Reflections by Madeline Tourtelot
The first preservation project, Reflections (1955) by Madeline Tourtelot, was completed in conjunction with graduate students in the Film Preservation class of New York University’s graduate Moving Image Archiving and Preservation program (MIAP), part of the Cinema Studies Department, Tisch School of the Arts and The Chicago Film Archives.
Madeline Tourtelot (1915-2002) was a prominent member of the Chicago fine arts scene of the 1950s and '60s, a student of Vladimir Rousseff at the Institute of Design in Chicago, co-founder of the Ephraim Art School and the Gallery Studio in the influential North Michigan Avenue arts district. She made a career as an avant-garde painter, photographer and filmmaker, later becoming a regular contributor to Film in Reviewand continuing her interest in education as the founder of the Peninsula Art School in Fish Creek, Wisconsin. Though she is perhaps best known for her series of films (1957-1969) made in collaboration with experimental composer Harry Partch, Tourtelot was already well-known in the avant-garde film community thanks to Reflections and its notable association with both the Robert Flaherty Film Seminar and Cinema 16, the influential New York-based film society.
Born into a musical family (her father was a concert pianist), Tourtelot was consistently interested in visual rhythm and musical subjects in her early works. In the fall of 1955, she created a series of thirteen short films set to classical music for Chicago's public educational channel, WTTW. One of these films, which would later become Reflections, was a series of images on a quiet pond set to Ravel's “Ma Mere L'Oye,” which caught the interest of Frances Flaherty, whom Tourtelot had become familiar with as a student attendant at the first-ever Flaherty Film Seminar in the summer of 1955.
Flaherty suggested that Tourtelot present the film at the second annual seminar in the summer of 1956 as part of a program studying the question of setting music to film. In preparation for the seminar, Tourtelot collaborated with jazz musician and composer Ed Bland (whose own short film The Cry of Jazz was named to the National Film Registry in 2010) to create a new score for the film, cutting it to the current, five-minute version now available. In 1955, Tourtelot also sent the earlier, longer draft of Reflectionsto Amos Vogel, co-founder and programmer of Cinema 16. Vogel expressed great interest in Tourtelot's work, and the final version of Reflections became one of the many influential experimental films distributed by Cinema 16.
Tourtelot's place in the history of avant-garde filmmaking has largely been reduced to that of a co-worker of Harry Partch. The preservation of Reflections would remind contemporary viewers of her rightful place as a productive and inventive artist in her own right, not just in the Chicago arts scene but on the national stage.
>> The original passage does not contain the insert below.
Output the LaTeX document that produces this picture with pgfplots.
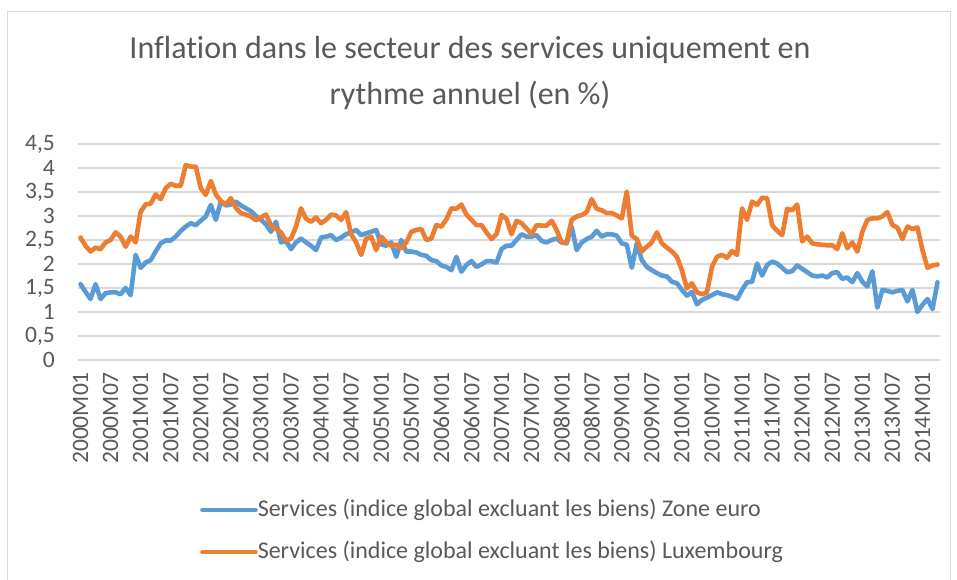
\documentclass[border=0pt]{standalone}
\usepackage{pgfplots}
\usepackage{pgfplotstable}
\pgfplotsset{compat=1.18}
\usepackage{fontspec}
\setmainfont{Carlito}[Ligatures={NoCommon}]

\definecolor{ezblue}{HTML}{5B9BD5}
\definecolor{luorange}{HTML}{ED7D31}
\definecolor{txtgrey}{HTML}{595959}
\definecolor{gridgrey}{HTML}{D9D9D9}

% i = mois depuis 2000M01, ez = zone euro, lu = Luxembourg
\pgfplotstableread{
i ez lu
0 1.58 2.55
1 1.42 2.38
2 1.27 2.26
3 1.58 2.34
4 1.27 2.31
5 1.39 2.45
6 1.41 2.50
7 1.41 2.66
8 1.37 2.57
9 1.50 2.36
10 1.35 2.57
11 2.19 2.45
12 1.92 3.09
13 2.03 3.24
14 2.08 3.26
15 2.26 3.45
16 2.43 3.35
17 2.49 3.58
18 2.49 3.67
19 2.57 3.63
20 2.69 3.63
21 2.78 4.06
22 2.85 4.03
23 2.81 4.03
24 2.90 3.58
25 2.99 3.44
26 3.23 3.73
27 2.92 3.45
28 3.30 3.31
29 3.22 3.24
30 3.24 3.37
31 3.30 3.17
32 3.22 3.06
33 3.16 3.03
34 3.10 2.99
35 3.00 2.91
36 2.92 2.97
37 2.83 3.03
38 2.67 2.81
39 2.88 2.73
40 2.45 2.66
41 2.48 2.48
42 2.31 2.53
43 2.45 2.78
44 2.53 3.16
45 2.45 2.94
46 2.38 2.88
47 2.29 2.97
48 2.55 2.85
49 2.57 2.92
50 2.60 3.03
51 2.50 3.01
52 2.55 2.92
53 2.62 3.08
54 2.66 2.62
55 2.71 2.45
56 2.60 2.19
57 2.64 2.53
58 2.67 2.57
59 2.71 2.29
60 2.41 2.57
61 2.38 2.45
62 2.45 2.38
63 2.15 2.40
64 2.50 2.33
65 2.26 2.45
66 2.26 2.67
67 2.24 2.71
68 2.19 2.73
69 2.17 2.50
70 2.08 2.53
71 2.06 2.81
72 1.97 2.78
73 1.94 2.93
74 1.87 3.16
75 2.15 3.15
76 1.84 3.24
77 1.98 3.03
78 2.06 2.92
79 1.94 2.81
80 1.99 2.81
81 2.06 2.66
82 2.06 2.52
83 2.03 2.62
84 2.31 3.02
85 2.38 2.94
86 2.38 2.62
87 2.50 2.90
88 2.62 2.85
89 2.57 2.74
90 2.57 2.62
91 2.60 2.81
92 2.48 2.80
93 2.45 2.80
94 2.50 2.90
95 2.53 2.71
96 2.45 2.45
97 2.43 2.45
98 2.78 2.92
99 2.29 2.99
100 2.45 3.02
101 2.52 3.08
102 2.57 3.35
103 2.69 3.15
104 2.57 3.12
105 2.62 3.06
106 2.62 3.06
107 2.59 3.01
108 2.43 2.95
109 2.40 3.51
110 1.92 2.59
111 2.43 2.52
112 2.08 2.26
113 1.94 2.36
114 1.87 2.45
115 1.81 2.66
116 1.76 2.43
117 1.74 2.34
118 1.63 2.26
119 1.60 2.15
120 1.46 1.87
121 1.34 1.49
122 1.42 1.60
123 1.16 1.41
124 1.25 1.37
125 1.30 1.41
126 1.35 1.94
127 1.41 2.15
128 1.37 2.19
129 1.35 2.13
130 1.32 2.27
131 1.27 2.19
132 1.46 3.16
133 1.62 2.92
134 1.63 3.30
135 2.01 3.23
136 1.76 3.38
137 1.98 3.37
138 2.05 2.81
139 2.01 2.69
140 1.92 2.60
141 1.83 3.15
142 1.85 3.12
143 1.97 3.24
144 1.90 2.47
145 1.83 2.57
146 1.76 2.43
147 1.74 2.41
148 1.76 2.40
149 1.72 2.39
150 1.81 2.39
151 1.83 2.31
152 1.69 2.64
153 1.72 2.33
154 1.62 2.45
155 1.81 2.26
156 1.63 2.67
157 1.53 2.92
158 1.85 2.95
159 1.09 2.95
160 1.46 2.99
161 1.44 3.08
162 1.41 2.81
163 1.44 2.76
164 1.46 2.52
165 1.22 2.78
166 1.46 2.73
167 1.00 2.76
168 1.15 2.29
169 1.27 1.92
170 1.06 1.97
171 1.62 1.99
}\inflation

\begin{document}
\begin{tikzpicture}[x=1bp,y=1bp]
\useasboundingbox (0,0) rectangle (957,580);
\draw[gridgrey, line width=1bp] (7,0) -- (7,568) -- (950,568) -- (950,0);
\node[txtgrey, font=\fontsize{32bp}{36bp}\selectfont] at (470,530) {Inflation dans le secteur des services uniquement en};
\node[txtgrey, font=\fontsize{32bp}{36bp}\selectfont] at (470,485) {rythme annuel (en \%)};
\begin{axis}[
    at={(78bp,220bp)}, anchor=south west,
    width=862bp, height=216bp, scale only axis,
    xmin=-0.5, xmax=171.5, ymin=0, ymax=4.5,
    xtick={0,6,...,168},
    xticklabels={2000M01,2000M07,2001M01,2001M07,2002M01,2002M07,2003M01,2003M07,2004M01,2004M07,2005M01,2005M07,2006M01,2006M07,2007M01,2007M07,2008M01,2008M07,2009M01,2009M07,2010M01,2010M07,2011M01,2011M07,2012M01,2012M07,2013M01,2013M07,2014M01},
    ytick={0,0.5,...,4.5},
    yticklabel style={/pgf/number format/.cd, use comma, fixed},
    axis line style={draw=none},
    major tick length=0pt,
    ymajorgrids, grid style={gridgrey, line width=1.5bp},
    tick label style={txtgrey, font=\fontsize{23.5bp}{26bp}\selectfont, inner sep=0pt},
    xticklabel style={rotate=90, anchor=east},
    xticklabel shift=12bp, yticklabel shift=23bp,
    /pgf/number format/assume math mode=true,
    legend style={at={(axis description cs:0.1415,-0.6435)}, anchor=north west,
        draw=none, fill=none, inner sep=0pt, row sep=20bp,
        font=\fontsize{24bp}{28bp}\selectfont, text=txtgrey,
        nodes={inner sep=0pt, text height=17bp, text depth=5bp}},
    legend cell align=left,
    legend image code/.code={\draw[#1] (0bp,0bp) -- (53bp,0bp);},
    /tikz/every even column/.append style={column sep=5bp},
]
\addplot[ezblue, line width=4.6bp, line join=round, line cap=round] table[x=i, y=ez] {\inflation};
\addlegendentry{Services (indice global excluant les biens) Zone euro}
\addplot[luorange, line width=4.6bp, line join=round, line cap=round] table[x=i, y=lu] {\inflation};
\addlegendentry{Services (indice global excluant les biens) Luxembourg}
\end{axis}
\end{tikzpicture}
\end{document}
The Chicago Film Archives acquired this film in 2005 as a donation from the composer, Ed Bland. The Peninsula School of Art, the owner/executor of her personal archive and estate, has granted permission for CFA to preserve Reflections.
The preservation of Reflections is a collaboration between The Flaherty, Anne Wells, Collections Manager at Chicago Film Archives, Ethan Gates, second-year student in NYU-MIAP, and Bill Brand, NYU-MIAP professor of film preservation and owner/operator of BB Optics.